Díselo con flores. Díselo a la Virgen de las Penas, digo. Es buena idea que se le haya ocurrido convocar un concurso público para elegir el diseño del manto de las Penas a la popular cofradía del Martes Santo malagueño, la cofradía del Cristo de la Agonía y de la Virgen a la que un año el manto se le quemó y, felizmente, convirtió en tradición diferencial el llevar ya siempre el que en principio iba a ser su manto provisional, el que le confeccionaron con mimo y flores los jardineros municipales. Parece un cuento. Otro más de los que explicar a quienes nos visitan cada primavera, envueltos en sur e incienso bajo el halo de la luna de Parascebe, esa llena luna llena que llena a los cofrades de emoción cofrade; esa luna que iluminó la muerte de Cristo y se repite cada año iluminando la Cuaresma y las miradas. Es una forma de conectar a los ciudadanos con sus tradiciones, si desean sentirse conectados a ellas, sentirse partícipes, actores de las mismas...

Pero cómo hacer eso con la política. Cómo hacer que el ciudadano, a más de meter o no su voto en la urna cuando se le convoca, se sienta partícipe y conectado con sus representantes públicos. No será suficiente el perdón que pidió con su gesto digno y necesario ese hombre a una barba pegado, el insigne diputado de mayor edad del Congreso, Agustín Zamarrón, en el pleno de constitución de una XIIIª legislatura que ya veremos lo que da de sí. O de no.

Cómo hacer que no sólo el enfadado de bar, sino que gente implicada, respetable y con criterio, que señores académicos como el duelista con bala Pérez Reverte -demoledor en su último tuit al respecto- u otros que jamás tiran ni de florete, recuperen la confianza en la clase política actual. El CIS lo venía advirtiendo desde 2015, pero en los últimos meses la desafección resulta alarmante. En julio, «los políticos en general, los partidos y la política» representaban ya el segundo problema para el 38,1% de los españoles (una subida de seis puntos respecto al mes anterior), sólo por detrás del paro (61,8%). En el barómetro del CIS de agosto, ya eran -atención- el 45,3% de los encuestados los que situaban a los políticos como uno de los tres principales problemas del país, solo por detrás del paro (60%) y a menos de 15 puntos de distancia. En octubre el indicador negativo volvió a subir.

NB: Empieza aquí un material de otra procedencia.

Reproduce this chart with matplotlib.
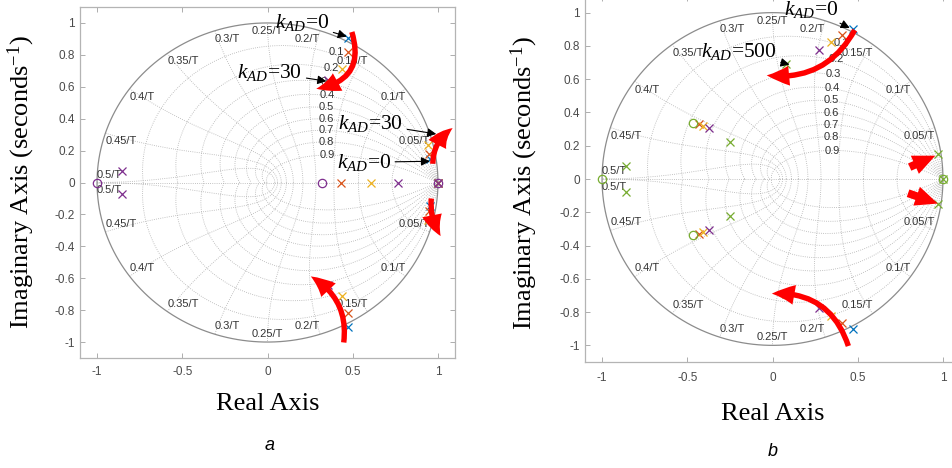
import numpy as np
import matplotlib
matplotlib.use("Agg")
import matplotlib.pyplot as plt
from matplotlib.patches import FancyArrowPatch
from matplotlib.ticker import FuncFormatter

plt.rcParams['font.family'] = ['Liberation Sans', 'DejaVu Sans']
plt.rcParams['mathtext.fontset'] = 'custom'
plt.rcParams['mathtext.rm'] = 'Liberation Serif'
plt.rcParams['mathtext.it'] = 'Liberation Serif:italic'
plt.rcParams['axes.unicode_minus'] = False

# MATLAB colour order, one colour per gain step
blue, orange, yellow, purple, green = '#0072BD', '#D95319', '#EDB120', '#7E2F8E', '#77AC30'

# ---- panel a : kAD 0 -> 30 ----
a_poles_blue = [0.474+0.905j, 0.474-0.905j, 0.953+0.15j, 0.953-0.15j, 1.0]
a_poles_orange = [0.47+0.815j, 0.47-0.815j, 0.945+0.18j, 0.945-0.18j, 0.43, 1.0]
a_poles_yellow = [0.437+0.71j, 0.437-0.71j, 0.94+0.235j, 0.94-0.235j, 0.605, 1.0]
a_poles_purple = [0.353+0.64j, 0.353-0.64j, -0.855+0.073j, -0.855-0.073j, 0.766, 1.0]
a_zeros_purple = [-1.0, 0.318, 1.0]

# ---- panel b : kAD 0 -> 500 ----
b_poles_blue = [0.472+0.904j, 0.472-0.904j]
b_poles_orange = [0.408+0.866j, 0.408-0.866j, -0.43+0.333j, -0.43-0.333j]
b_poles_yellow = [0.341+0.824j, 0.341-0.824j, -0.405+0.32j, -0.405-0.32j]
b_poles_purple = [0.272+0.778j, 0.272-0.776j, -0.37+0.307j, -0.37-0.307j]
b_poles_green = [0.08+0.69j, 0.08-0.69j, -0.247+0.221j, -0.247-0.221j,
                 -0.858+0.08j, -0.858-0.077j, 0.969+0.153j, 0.969-0.153j, 1.0]
b_zeros_green = [-1.0, -0.466+0.334j, -0.466-0.334j, 1.0]

zeta = [0.1, 0.2, 0.3, 0.4, 0.5, 0.6, 0.7, 0.8, 0.9]
wn_steps = [1, 2, 3, 4, 5, 6, 7, 8, 9, 10]   # wn*T = k*pi/10
xticks = [-1, -0.5, 0, 0.5, 1]
yticks = [-1, -0.8, -0.6, -0.4, -0.2, 0, 0.2, 0.4, 0.6, 0.8, 1]


def zgrid(ax):
    kw = dict(color='#b0b0b0', lw=0.6, ls=(0, (1, 1.6)), zorder=1)
    th = np.linspace(0, 2*np.pi, 400)
    ax.plot(np.cos(th), np.sin(th), color='#8c8c8c', lw=0.9, zorder=1.5)
    ax.plot([-1, 1], [0, 0], **kw)
    w = np.linspace(0, np.pi, 300)
    for z in zeta:
        m = z/np.sqrt(1 - z*z)
        zz = np.exp(w*(-m + 1j))
        ax.plot(zz.real, zz.imag, **kw)
        ax.plot(zz.real, -zz.imag, **kw)
        wl = 0.37*np.pi*np.sqrt(1 - z*z)
        p = np.exp(wl*(-m + 1j))
        ax.text(p.real, p.imag, f'{z:g}', fontsize=8, color='#333333',
                ha='left', va='center', zorder=2)
    phi = np.linspace(0, np.pi/2, 200)
    for k in wn_steps:
        a = k*np.pi/10
        zz = np.exp(a*(-np.cos(phi) + 1j*np.sin(phi)))
        ax.plot(zz.real, zz.imag, **kw)
        ax.plot(zz.real, -zz.imag, **kw)
        ha = 'right' if k < 5 else ('center' if k == 5 else 'left')
        x, y = np.cos(a), np.sin(a) - 0.05
        if k == 10:
            y = 0.05
        for s in (1, -1):
            ax.text(x, s*y, f'{k*0.05:g}/T', fontsize=8, color='#333333',
                    ha=ha, va='center', zorder=2)


def pz(ax, vals, color, marker):
    v = np.array(vals, dtype=complex)
    if marker == 'o':
        ax.plot(v.real, v.imag, 'o', mfc='none', mec=color, ms=6, mew=0.9, zorder=3)
    else:
        ax.plot(v.real, v.imag, 'x', color=color, ms=6, mew=0.9, zorder=3)


def style(ax, xpad):
    ax.set_xlim(-1.1, 1.1)
    ax.set_ylim(-1.1, 1.1)
    ax.set_xticks(xticks)
    ax.set_yticks(yticks)
    fmt = FuncFormatter(lambda v, p: f'{round(v, 2):g}')
    ax.xaxis.set_major_formatter(fmt)
    ax.yaxis.set_major_formatter(fmt)
    ax.tick_params(direction='in', top=True, right=True, length=3.5, width=0.6,
                   color='#a0a0a0', labelcolor='#4a4a4a', labelsize=8.5)
    ax.tick_params(axis='x', pad=xpad)
    ax.tick_params(axis='y', pad=3.5)
    for sp in ax.spines.values():
        sp.set_color('#b4b4b4')
        sp.set_linewidth(0.9)
    ax.set_xlabel('Real Axis', family='Liberation Serif', fontsize=19, va='top')
    ax.set_ylabel('Imaginary Axis (seconds$^{-1}$)', family='Liberation Serif', fontsize=19)


def red_arrow(ax, p0, p1, rad, tail=0.15, mut=26):
    ax.add_patch(FancyArrowPatch(p0, p1, connectionstyle=f'arc3,rad={rad}',
                 arrowstyle=f'simple,head_length=0.62,head_width=0.55,tail_width={tail}',
                 mutation_scale=mut, color='#ff0000', lw=0, zorder=6))


def k_note(ax, text, xy, xytext):
    ax.annotate(text, xy=xy, xytext=xytext, fontsize=15.5, family='Liberation Serif',
                ha='left', va='center', zorder=5,
                arrowprops=dict(arrowstyle='-|>', color='k', lw=0.8, mutation_scale=13,
                                shrinkA=1, shrinkB=0))


fig = plt.figure(figsize=(9.52, 4.68), dpi=100)
axa = fig.add_axes([80/952, 1 - 358/468, 375/952, 351/468])
axb = fig.add_axes([585/952, 1 - 362/468, 375/952, 366/468])

# panel a
zgrid(axa)
pz(axa, a_poles_blue, blue, 'x')
pz(axa, a_poles_orange, orange, 'x')
pz(axa, a_poles_yellow, yellow, 'x')
pz(axa, a_poles_purple, purple, 'x')
pz(axa, a_zeros_purple, purple, 'o')
style(axa, 6)
axa.xaxis.set_label_coords(0.5, -0.1)
axa.yaxis.set_label_coords(-0.115, 0.5)
k_note(axa, '$k_{AD}$=0', (0.465, 0.915), (0.044, 1.0))
k_note(axa, '$k_{AD}$=30', (0.345, 0.635), (-0.177, 0.69))
k_note(axa, '$k_{AD}$=30', (0.99, 0.304), (0.414, 0.37))
k_note(axa, '$k_{AD}$=0', (0.953, 0.133), (0.406, 0.127))
red_arrow(axa, (0.49, 0.96), (0.27, 0.585), -0.6)
red_arrow(axa, (0.445, -1.02), (0.24, -0.58), 0.35)
red_arrow(axa, (0.97, 0.10), (1.1, 0.35), -0.3)
red_arrow(axa, (0.963, -0.083), (1.025, -0.35), 0.2)

# panel b
zgrid(axb)
pz(axb, b_poles_blue, blue, 'x')
pz(axb, b_poles_orange, orange, 'x')
pz(axb, b_poles_yellow, yellow, 'x')
pz(axb, b_poles_purple, purple, 'x')
pz(axb, b_poles_green, green, 'x')
pz(axb, b_zeros_green, green, 'o')
style(axb, 7)
axb.xaxis.set_label_coords(0.5, -0.112)
axb.yaxis.set_label_coords(-0.12, 0.49)
k_note(axb, '$k_{AD}$=0', (0.453, 0.908), (0.07, 1.02))
k_note(axb, '$k_{AD}$=500', (0.1, 0.688), (-0.42, 0.765))
red_arrow(axb, (0.49, 0.91), (-0.05, 0.625), -0.35)
red_arrow(axb, (0.45, -1.02), (-0.02, -0.69), 0.4)
red_arrow(axb, (0.79, 0.065), (0.97, 0.147), 0, tail=0.22)
red_arrow(axb, (0.78, -0.08), (0.985, -0.153), 0, tail=0.22)

fig.text(270/952, 1 - 445/468, 'a', fontsize=13, style='italic', ha='center', va='center')
fig.text(773/952, 1 - 452/468, 'b', fontsize=13, style='italic', ha='center', va='center')

fig.savefig('out.png', dpi=100)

Aunque siguen sin ser buenos tiempos para la lírica, lo son menos aún para la política. Y eso que España, ni siquiera para la diputada de menor edad que lucía leyendo el reglamento en el atril una elegante camiseta con la palabra independencia entre banderas de Euskadi, Cataluña y Galicia, no es el peor ejemplo de ese peligroso desencanto ciudadano. Radicalismos secesionistas, populistas y ultraderechistas ya no son el síntoma, son las secuelas de una enfermedad que nos puede reventar la democracia. Y son los propios ciudadanos los que, por activa, votando su autodestrucción, o por pasiva, están comprando flores, no para hacerle un manto, para su propio entierro.